Transcribe the listing verbatim. Do not carry over any pictures.
>> begin Given material
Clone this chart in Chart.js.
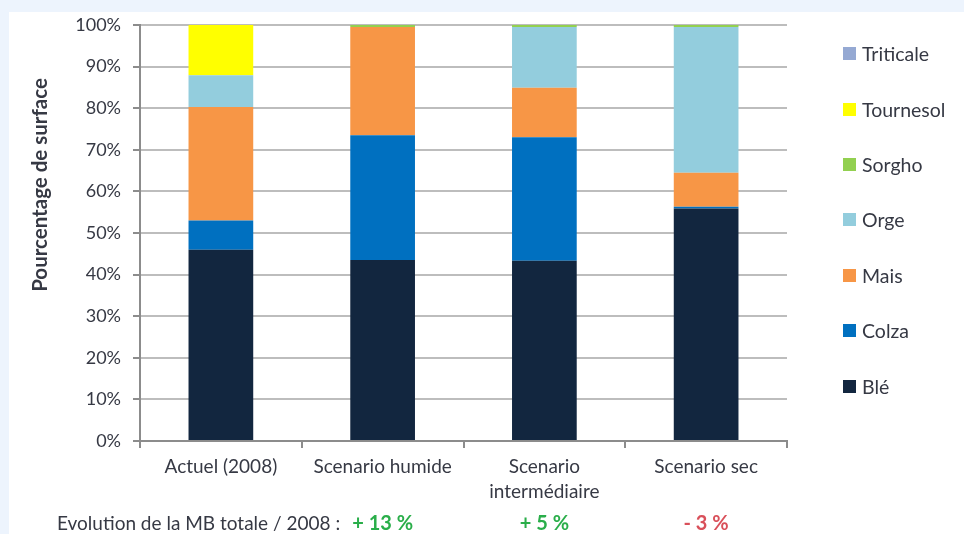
<!DOCTYPE html>
<html>
<head>
<meta charset="utf-8">
<script src="https://cdn.jsdelivr.net/npm/chart.js@4.4.0/dist/chart.umd.min.js"></script>
<style>
  body { margin: 0; background: #edf4fd; width: 964px; height: 534px; overflow: hidden; font-family: Lato, sans-serif; }
  #panel { position: absolute; left: 9px; top: 12px; width: 955px; height: 522px; background: #fff; }
  #myChart { position: absolute; left: 0; top: 0; }
  #legend { position: absolute; left: 834px; top: 14px; color: #363944; font-size: 19.5px; }
  #legend div { height: 55.4px; display: flex; align-items: center; }
  #legend span { display: inline-block; width: 13px; height: 13px; margin-right: 6px; }
</style>
</head>
<body>
<div id="panel">
  <canvas id="myChart" width="955" height="522"></canvas>
  <div id="legend"></div>
</div>
<script>
var categories = ['Actuel (2008)', 'Scenario humide', ['Scenario', 'intermédiaire'], 'Scenario sec'];

// percentage of surface per crop, one value per scenario
var ble       = [46.0, 43.5, 43.3, 55.9];
var colza     = [7.0, 30.0, 29.7, 0.4];
var mais      = [27.3, 26.0, 11.9, 8.2];
var orge      = [7.6, 0, 14.6, 35.0];
var sorgho    = [0, 0.5, 0.5, 0.5];
var tournesol = [12.1, 0, 0, 0];
var triticale = [0, 0, 0, 0];

var yTicks = [0, 10, 20, 30, 40, 50, 60, 70, 80, 90, 100];
var evolution = ['', '+ 13 %', '+ 5 %', '- 3 %'];
var evolutionColors = ['', '#2aae4a', '#2aae4a', '#d9505a'];

var textColor = '#363944';
var axisColor = '#8c8c8c';

// y title + MB evolution line under the chart
var extraText = {
  id: 'extraText',
  afterDraw: function(chart) {
    var c = chart.ctx;
    c.save();
    c.fillStyle = textColor;
    c.font = 'bold 20.5px Lato';
    c.translate(31, 173);
    c.rotate(-Math.PI / 2);
    c.textAlign = 'center';
    c.textBaseline = 'middle';
    c.fillText('Pourcentage de surface', 0, 0);
    c.restore();

    c.save();
    c.textBaseline = 'middle';
    c.font = '19px Lato';
    c.fillStyle = textColor;
    c.textAlign = 'left';
    c.fillText('Evolution de la MB totale / 2008 :', 48, 512);
    c.font = 'bold 20px Lato';
    c.textAlign = 'center';
    var xs = chart.scales.x;
    for (var i = 0; i < evolution.length; i++) {
      if (!evolution[i]) continue;
      c.fillStyle = evolutionColors[i];
      c.fillText(evolution[i], xs.getPixelForValue(i), 512);
    }
    c.restore();
  }
};

var ctx = document.getElementById('myChart').getContext('2d');
var chart = new Chart(ctx, {
  type: 'bar',
  data: {
    labels: categories,
    datasets: [
      { label: 'Blé', backgroundColor: '#12263f', data: ble },
      { label: 'Colza', backgroundColor: '#0070c0', data: colza },
      { label: 'Mais', backgroundColor: '#f79646', data: mais },
      { label: 'Orge', backgroundColor: '#93cddd', data: orge },
      { label: 'Sorgho', backgroundColor: '#92d050', data: sorgho },
      { label: 'Tournesol', backgroundColor: '#ffff00', data: tournesol },
      { label: 'Triticale', backgroundColor: '#95a9d3', data: triticale }
    ]
  },
  options: {
    responsive: false,
    animation: false,
    layout: { padding: { top: 13, right: 177, left: 0, bottom: 0 } },
    datasets: { bar: { categoryPercentage: 1, barPercentage: 0.4, borderWidth: 0 } },
    plugins: { legend: { display: false }, tooltip: { enabled: false } },
    scales: {
      x: {
        stacked: true,
        grid: { offset: true, drawOnChartArea: false, drawTicks: true, tickLength: 7, color: axisColor, lineWidth: 2 },
        border: { color: axisColor, width: 2 },
        ticks: { color: textColor, font: { family: 'Lato', size: 19, lineHeight: 1.3 }, padding: 7, maxRotation: 0, autoSkip: false },
        afterFit: function(s) { s.height = 93; s.paddingLeft = 0; s.paddingRight = 0; }
      },
      y: {
        stacked: true,
        min: 0,
        max: 100,
        afterBuildTicks: function(s) { s.ticks = yTicks.map(function(v) { return { value: v }; }); },
        ticks: { color: textColor, font: { family: 'Lato', size: 18 }, padding: 12, callback: function(v) { return v + '%'; } },
        grid: { color: '#bdbdbd', lineWidth: 2, tickLength: 7, tickColor: axisColor },
        border: { color: axisColor, width: 2 },
        afterFit: function(s) { s.width = 131; s.paddingTop = 0; s.paddingBottom = 0; }
      }
    }
  },
  plugins: [extraText]
});

// legend, top item = last dataset
var legend = document.getElementById('legend');
chart.data.datasets.slice().reverse().forEach(function(ds) {
  var row = document.createElement('div');
  row.innerHTML = '<span style="background:' + ds.backgroundColor + '"></span>' + ds.label;
  legend.appendChild(row);
});
</script>
</body>
</html>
>> end Given material
# [Answer to this task]
Clone this chart in Chart.js.
<!DOCTYPE html>
<html>
<head>
<meta charset="utf-8">
<script src="https://cdn.jsdelivr.net/npm/chart.js@4.4.0/dist/chart.umd.min.js"></script>
<style>
  body { margin: 0; background: #edf4fd; width: 964px; height: 534px; overflow: hidden; font-family: Lato, sans-serif; }
  #panel { position: absolute; left: 9px; top: 12px; width: 955px; height: 522px; background: #fff; }
  #myChart { position: absolute; left: 0; top: 0; }
  #legend { position: absolute; left: 834px; top: 14px; color: #363944; font-size: 19.5px; }
  #legend div { height: 55.4px; display: flex; align-items: center; }
  #legend span { display: inline-block; width: 13px; height: 13px; margin-right: 6px; }
</style>
</head>
<body>
<div id="panel">
  <canvas id="myChart" width="955" height="522"></canvas>
  <div id="legend"></div>
</div>
<script>
var categories = ['Actuel (2008)', 'Scenario humide', ['Scenario', 'intermédiaire'], 'Scenario sec'];

// percentage of surface per crop, one value per scenario
var ble       = [46.0, 43.5, 43.3, 55.9];
var colza     = [7.0, 30.0, 29.7, 0.4];
var mais      = [27.3, 26.0, 11.9, 8.2];
var orge      = [7.6, 0, 14.6, 35.0];
var sorgho    = [0, 0.5, 0.5, 0.5];
var tournesol = [12.1, 0, 0, 0];
var triticale = [0, 0, 0, 0];

var yTicks = [0, 10, 20, 30, 40, 50, 60, 70, 80, 90, 100];
var evolution = ['', '+ 13 %', '+ 5 %', '- 3 %'];
var evolutionColors = ['', '#2aae4a', '#2aae4a', '#d9505a'];

var textColor = '#363944';
var axisColor = '#8c8c8c';

// y title + MB evolution line under the chart
var extraText = {
  id: 'extraText',
  afterDraw: function(chart) {
    var c = chart.ctx;
    c.save();
    c.fillStyle = textColor;
    c.font = 'bold 20.5px Lato';
    c.translate(31, 173);
    c.rotate(-Math.PI / 2);
    c.textAlign = 'center';
    c.textBaseline = 'middle';
    c.fillText('Pourcentage de surface', 0, 0);
    c.restore();

    c.save();
    c.textBaseline = 'middle';
    c.font = '19px Lato';
    c.fillStyle = textColor;
    c.textAlign = 'left';
    c.fillText('Evolution de la MB totale / 2008 :', 48, 512);
    c.font = 'bold 20px Lato';
    c.textAlign = 'center';
    var xs = chart.scales.x;
    for (var i = 0; i < evolution.length; i++) {
      if (!evolution[i]) continue;
      c.fillStyle = evolutionColors[i];
      c.fillText(evolution[i], xs.getPixelForValue(i), 512);
    }
    c.restore();
  }
};

var ctx = document.getElementById('myChart').getContext('2d');
var chart = new Chart(ctx, {
  type: 'bar',
  data: {
    labels: categories,
    datasets: [
      { label: 'Blé', backgroundColor: '#12263f', data: ble },
      { label: 'Colza', backgroundColor: '#0070c0', data: colza },
      { label: 'Mais', backgroundColor: '#f79646', data: mais },
      { label: 'Orge', backgroundColor: '#93cddd', data: orge },
      { label: 'Sorgho', backgroundColor: '#92d050', data: sorgho },
      { label: 'Tournesol', backgroundColor: '#ffff00', data: tournesol },
      { label: 'Triticale', backgroundColor: '#95a9d3', data: triticale }
    ]
  },
  options: {
    responsive: false,
    animation: false,
    layout: { padding: { top: 13, right: 177, left: 0, bottom: 0 } },
    datasets: { bar: { categoryPercentage: 1, barPercentage: 0.4, borderWidth: 0 } },
    plugins: { legend: { display: false }, tooltip: { enabled: false } },
    scales: {
      x: {
        stacked: true,
        grid: { offset: true, drawOnChartArea: false, drawTicks: true, tickLength: 7, color: axisColor, lineWidth: 2 },
        border: { color: axisColor, width: 2 },
        ticks: { color: textColor, font: { family: 'Lato', size: 19, lineHeight: 1.3 }, padding: 7, maxRotation: 0, autoSkip: false },
        afterFit: function(s) { s.height = 93; s.paddingLeft = 0; s.paddingRight = 0; }
      },
      y: {
        stacked: true,
        min: 0,
        max: 100,
        afterBuildTicks: function(s) { s.ticks = yTicks.map(function(v) { return { value: v }; }); },
        ticks: { color: textColor, font: { family: 'Lato', size: 18 }, padding: 12, callback: function(v) { return v + '%'; } },
        grid: { color: '#bdbdbd', lineWidth: 2, tickLength: 7, tickColor: axisColor },
        border: { color: axisColor, width: 2 },
        afterFit: function(s) { s.width = 131; s.paddingTop = 0; s.paddingBottom = 0; }
      }
    }
  },
  plugins: [extraText]
});

// legend, top item = last dataset
var legend = document.getElementById('legend');
chart.data.datasets.slice().reverse().forEach(function(ds) {
  var row = document.createElement('div');
  row.innerHTML = '<span style="background:' + ds.backgroundColor + '"></span>' + ds.label;
  legend.appendChild(row);
});
</script>
</body>
</html>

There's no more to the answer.